Clearly Buffet doesn’t talk to many MLP management teams, because Midstream MLP M-CapEx equaled only 28% of DD&A in 2013!
Bruce Greenwald (Professor of Finance and Asset Management at Columbia Business School) defines M-CapEx as the capital cost of keeping revenues flat, relying upon the ratio of gross-PP&E-to-revenues over the prior seven year period (see these notes for more on his method). One could perform a similar calculation using a below-the-line figure like EBIT.
Note how neither of these definitions have anything to do with keeping assets "safe" or "compliant"...
In our view, the vast majority of MLPs screen as highly aggressive with their M-CapEx figures. In 2013 there was not one large midstream MLP with M-CapEx higher than DD&A, and the average was only 28% (down from 34% in 2012).
We believe that M-CapEx vs. DD&A and PP&E are the best metrics when screening for potential aggressive accounting, because the comparison is going to be apples-to-apples across companies, as well as internally consistent. M-CapEx as a % of EBITDA is less useful for two reasons: 1) the definitions of EBITDA and/or adjusted EBITDA vary from one MLP to another, and 2) this measure does not control for differences in returns on capital or EBITDA margins among companies; all else being equal, a higher EBITDA margin MLP will screen as more aggressive than a lower EBITDA margin MLP in an M-CapEx vs. EBITDA ranking.
To the argument that DD&A is irrelevant because, “The book useful life is understated,” we say: “Show me.” We have not seen an instance of a natural gas processing plant or long-haul pipeline installed 25 to 35 years ago that has not received significant capital expenditure (in excess of its depreciation) since, and is still in proper working order. We fully appreciate that book useful lives can be, and often are, extended, but not without major capital expenditure over time. While the timing of the capital expenditure will be lumpy and difficult to predict, it will come (or the assets will be abandoned/scrapped). For instance, Enbridge (ENB, EEP) recently announced that it will replace its Line 3 crude oil pipeline after 46 years in service; the line replacement will cost $7 billion, and Enbridge IR noted to us that, “…the replacement cost of the infrastructure is significantly greater than the sum of its original cost and collective subsequent investments made to the pipeline.” Given the impact of inflation on the replacement cost of long-lived, fixed assets, this really is not surprising.
Why this matters…
The short-term consequence is that MLP investors, today, are discounting decades of future “distributable” cash flows that are likely to be significantly in excess of future “free” cash flows, lending to widespread and substantial equity overvaluation.

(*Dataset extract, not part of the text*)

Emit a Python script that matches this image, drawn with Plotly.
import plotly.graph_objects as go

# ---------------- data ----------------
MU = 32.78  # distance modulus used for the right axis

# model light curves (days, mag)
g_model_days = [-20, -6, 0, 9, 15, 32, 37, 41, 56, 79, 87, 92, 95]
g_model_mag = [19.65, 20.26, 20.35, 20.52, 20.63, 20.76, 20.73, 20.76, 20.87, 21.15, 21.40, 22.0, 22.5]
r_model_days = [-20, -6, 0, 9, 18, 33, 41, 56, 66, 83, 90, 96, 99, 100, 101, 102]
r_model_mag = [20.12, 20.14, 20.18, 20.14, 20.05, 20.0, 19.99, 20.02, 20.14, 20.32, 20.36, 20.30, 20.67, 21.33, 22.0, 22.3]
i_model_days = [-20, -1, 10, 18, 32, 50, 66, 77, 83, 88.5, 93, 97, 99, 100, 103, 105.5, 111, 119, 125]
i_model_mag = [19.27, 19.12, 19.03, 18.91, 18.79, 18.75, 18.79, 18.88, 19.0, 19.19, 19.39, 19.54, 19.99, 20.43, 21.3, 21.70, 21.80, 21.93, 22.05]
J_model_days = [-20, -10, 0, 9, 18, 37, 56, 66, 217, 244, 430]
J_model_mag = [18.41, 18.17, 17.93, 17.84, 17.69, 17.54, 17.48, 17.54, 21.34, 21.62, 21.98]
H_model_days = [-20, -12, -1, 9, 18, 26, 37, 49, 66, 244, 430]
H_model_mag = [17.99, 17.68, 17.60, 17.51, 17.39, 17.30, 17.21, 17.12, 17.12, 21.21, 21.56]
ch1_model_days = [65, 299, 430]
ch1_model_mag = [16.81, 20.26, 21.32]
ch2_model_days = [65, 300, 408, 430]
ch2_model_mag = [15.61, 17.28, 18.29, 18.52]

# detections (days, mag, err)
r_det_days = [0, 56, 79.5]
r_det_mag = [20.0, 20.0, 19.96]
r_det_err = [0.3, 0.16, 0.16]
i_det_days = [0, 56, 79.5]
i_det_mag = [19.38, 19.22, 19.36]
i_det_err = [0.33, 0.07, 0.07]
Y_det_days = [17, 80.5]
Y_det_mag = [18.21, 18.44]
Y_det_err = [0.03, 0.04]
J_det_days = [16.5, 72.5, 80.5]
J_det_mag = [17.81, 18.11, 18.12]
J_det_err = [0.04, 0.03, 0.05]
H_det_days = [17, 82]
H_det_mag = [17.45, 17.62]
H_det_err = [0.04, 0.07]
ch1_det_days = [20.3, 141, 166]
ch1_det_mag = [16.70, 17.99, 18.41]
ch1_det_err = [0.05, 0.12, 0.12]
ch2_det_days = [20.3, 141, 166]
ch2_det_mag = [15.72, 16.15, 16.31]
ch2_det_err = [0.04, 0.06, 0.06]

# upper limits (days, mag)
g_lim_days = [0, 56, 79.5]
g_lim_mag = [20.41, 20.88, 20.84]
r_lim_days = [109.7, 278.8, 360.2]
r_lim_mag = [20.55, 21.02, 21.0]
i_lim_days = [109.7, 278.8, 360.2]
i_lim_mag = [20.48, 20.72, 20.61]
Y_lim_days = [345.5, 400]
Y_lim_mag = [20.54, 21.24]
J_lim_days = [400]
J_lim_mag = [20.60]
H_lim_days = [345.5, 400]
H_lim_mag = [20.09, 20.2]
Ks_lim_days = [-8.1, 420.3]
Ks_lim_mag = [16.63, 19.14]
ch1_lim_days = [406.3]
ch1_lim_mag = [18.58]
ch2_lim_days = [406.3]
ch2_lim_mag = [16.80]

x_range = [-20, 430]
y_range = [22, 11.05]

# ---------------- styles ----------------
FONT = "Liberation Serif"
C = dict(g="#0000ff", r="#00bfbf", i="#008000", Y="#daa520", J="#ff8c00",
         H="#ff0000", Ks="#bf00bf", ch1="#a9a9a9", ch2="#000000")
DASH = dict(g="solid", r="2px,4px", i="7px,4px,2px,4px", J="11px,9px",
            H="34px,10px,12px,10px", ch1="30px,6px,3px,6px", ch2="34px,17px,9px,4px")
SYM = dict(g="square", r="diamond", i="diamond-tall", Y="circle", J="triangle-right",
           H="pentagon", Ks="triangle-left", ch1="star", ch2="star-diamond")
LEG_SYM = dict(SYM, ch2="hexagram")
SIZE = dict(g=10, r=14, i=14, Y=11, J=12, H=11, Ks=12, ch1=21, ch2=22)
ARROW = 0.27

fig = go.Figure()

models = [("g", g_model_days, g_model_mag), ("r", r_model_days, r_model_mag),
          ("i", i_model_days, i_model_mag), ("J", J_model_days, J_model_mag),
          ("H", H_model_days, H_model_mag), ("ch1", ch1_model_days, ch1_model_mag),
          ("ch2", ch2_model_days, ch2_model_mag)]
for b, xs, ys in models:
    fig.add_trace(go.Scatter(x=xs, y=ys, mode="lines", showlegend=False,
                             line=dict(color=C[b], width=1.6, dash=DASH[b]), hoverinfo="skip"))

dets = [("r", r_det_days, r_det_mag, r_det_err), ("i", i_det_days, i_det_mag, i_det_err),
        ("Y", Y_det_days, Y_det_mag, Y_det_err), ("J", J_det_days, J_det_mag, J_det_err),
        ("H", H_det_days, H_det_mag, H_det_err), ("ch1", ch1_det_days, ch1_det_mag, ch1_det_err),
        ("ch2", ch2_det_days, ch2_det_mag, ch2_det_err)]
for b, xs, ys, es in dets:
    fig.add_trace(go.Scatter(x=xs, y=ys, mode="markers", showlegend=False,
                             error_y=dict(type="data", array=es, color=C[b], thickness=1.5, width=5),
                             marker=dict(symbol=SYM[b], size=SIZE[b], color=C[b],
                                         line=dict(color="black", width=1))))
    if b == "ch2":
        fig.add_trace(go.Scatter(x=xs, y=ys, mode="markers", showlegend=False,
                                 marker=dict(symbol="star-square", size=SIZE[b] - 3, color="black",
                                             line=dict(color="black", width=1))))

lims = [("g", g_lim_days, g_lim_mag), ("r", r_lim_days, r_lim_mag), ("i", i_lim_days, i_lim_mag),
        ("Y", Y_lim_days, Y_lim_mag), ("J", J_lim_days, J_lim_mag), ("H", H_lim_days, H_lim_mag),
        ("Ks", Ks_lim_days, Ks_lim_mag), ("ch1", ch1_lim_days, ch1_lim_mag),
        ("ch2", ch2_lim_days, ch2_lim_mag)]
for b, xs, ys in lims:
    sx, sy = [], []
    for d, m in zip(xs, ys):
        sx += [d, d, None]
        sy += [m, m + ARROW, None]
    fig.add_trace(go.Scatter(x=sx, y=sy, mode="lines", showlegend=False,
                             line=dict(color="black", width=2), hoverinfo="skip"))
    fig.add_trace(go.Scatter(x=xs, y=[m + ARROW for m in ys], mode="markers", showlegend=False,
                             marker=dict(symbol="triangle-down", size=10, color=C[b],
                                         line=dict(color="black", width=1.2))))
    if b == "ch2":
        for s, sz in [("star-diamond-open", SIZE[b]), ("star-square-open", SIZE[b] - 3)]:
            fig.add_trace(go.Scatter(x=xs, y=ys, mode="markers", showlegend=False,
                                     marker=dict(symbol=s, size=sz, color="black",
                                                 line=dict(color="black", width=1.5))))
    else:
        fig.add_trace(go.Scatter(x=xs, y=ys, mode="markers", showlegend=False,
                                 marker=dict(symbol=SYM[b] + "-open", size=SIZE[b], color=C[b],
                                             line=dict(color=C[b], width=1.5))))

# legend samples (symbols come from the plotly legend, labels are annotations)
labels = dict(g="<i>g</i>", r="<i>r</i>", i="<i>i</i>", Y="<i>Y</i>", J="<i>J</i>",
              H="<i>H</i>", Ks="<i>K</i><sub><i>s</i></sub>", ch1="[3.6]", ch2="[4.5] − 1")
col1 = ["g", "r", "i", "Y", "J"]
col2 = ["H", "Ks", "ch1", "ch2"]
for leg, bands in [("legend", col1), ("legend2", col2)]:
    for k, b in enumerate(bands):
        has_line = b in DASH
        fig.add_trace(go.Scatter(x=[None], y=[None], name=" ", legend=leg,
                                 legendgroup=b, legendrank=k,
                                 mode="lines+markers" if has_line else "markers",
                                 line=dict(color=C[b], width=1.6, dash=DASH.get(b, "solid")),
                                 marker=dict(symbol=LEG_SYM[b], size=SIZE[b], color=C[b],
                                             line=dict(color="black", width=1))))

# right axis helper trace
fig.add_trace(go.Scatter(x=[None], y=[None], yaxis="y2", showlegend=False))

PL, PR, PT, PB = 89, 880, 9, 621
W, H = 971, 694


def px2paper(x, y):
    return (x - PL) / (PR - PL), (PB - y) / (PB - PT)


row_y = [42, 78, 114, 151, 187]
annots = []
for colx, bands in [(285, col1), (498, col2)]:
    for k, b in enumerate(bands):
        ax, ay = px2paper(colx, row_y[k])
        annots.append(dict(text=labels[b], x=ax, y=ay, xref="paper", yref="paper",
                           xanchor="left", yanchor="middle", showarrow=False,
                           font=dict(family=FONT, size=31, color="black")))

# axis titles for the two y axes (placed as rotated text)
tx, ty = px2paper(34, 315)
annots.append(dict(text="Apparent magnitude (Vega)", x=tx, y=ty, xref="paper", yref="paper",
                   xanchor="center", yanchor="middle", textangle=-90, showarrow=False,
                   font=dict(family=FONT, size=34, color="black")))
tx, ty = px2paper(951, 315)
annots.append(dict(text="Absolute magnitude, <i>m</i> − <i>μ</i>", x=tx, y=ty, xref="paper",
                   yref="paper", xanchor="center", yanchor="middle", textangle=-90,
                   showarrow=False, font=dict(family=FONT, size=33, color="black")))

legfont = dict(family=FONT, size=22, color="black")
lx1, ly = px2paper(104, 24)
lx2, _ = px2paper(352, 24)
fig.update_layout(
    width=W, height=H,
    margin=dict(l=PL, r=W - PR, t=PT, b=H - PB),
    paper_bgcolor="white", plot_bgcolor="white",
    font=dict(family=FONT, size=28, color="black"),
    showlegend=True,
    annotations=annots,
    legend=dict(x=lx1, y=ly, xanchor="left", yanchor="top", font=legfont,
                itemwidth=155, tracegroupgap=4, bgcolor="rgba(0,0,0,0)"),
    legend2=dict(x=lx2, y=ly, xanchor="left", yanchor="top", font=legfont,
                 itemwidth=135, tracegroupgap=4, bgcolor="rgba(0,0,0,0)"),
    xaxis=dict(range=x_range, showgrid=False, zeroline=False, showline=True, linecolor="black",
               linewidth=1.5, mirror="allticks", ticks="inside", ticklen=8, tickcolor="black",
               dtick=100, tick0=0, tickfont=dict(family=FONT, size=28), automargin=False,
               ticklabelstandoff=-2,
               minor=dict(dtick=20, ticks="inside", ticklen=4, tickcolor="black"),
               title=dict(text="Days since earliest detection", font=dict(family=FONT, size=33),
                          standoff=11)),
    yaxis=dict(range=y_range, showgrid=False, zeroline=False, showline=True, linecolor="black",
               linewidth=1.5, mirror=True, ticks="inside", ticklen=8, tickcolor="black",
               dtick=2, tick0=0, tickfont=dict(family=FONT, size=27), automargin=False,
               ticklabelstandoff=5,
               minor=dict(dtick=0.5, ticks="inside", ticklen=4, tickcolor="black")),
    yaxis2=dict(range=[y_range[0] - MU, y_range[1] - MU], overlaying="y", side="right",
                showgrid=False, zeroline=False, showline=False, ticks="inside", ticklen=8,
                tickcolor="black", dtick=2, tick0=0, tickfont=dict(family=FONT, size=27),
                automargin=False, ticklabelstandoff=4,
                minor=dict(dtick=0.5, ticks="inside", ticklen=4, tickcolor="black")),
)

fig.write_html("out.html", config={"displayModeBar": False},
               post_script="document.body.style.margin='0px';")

The longer-term consequence is that, at some point, CFFO growth will slow (and possibly cease and/or go negative), while the MLP has a large, externally-financed “growth” CapEx budget. By this stage, returns on incremental “growth” CapEx are below the cost of capital (and perhaps negative), and the coming dilution is obvious to all. The more aggressive the MLP is with M-CapEx today, the more acute this risk is.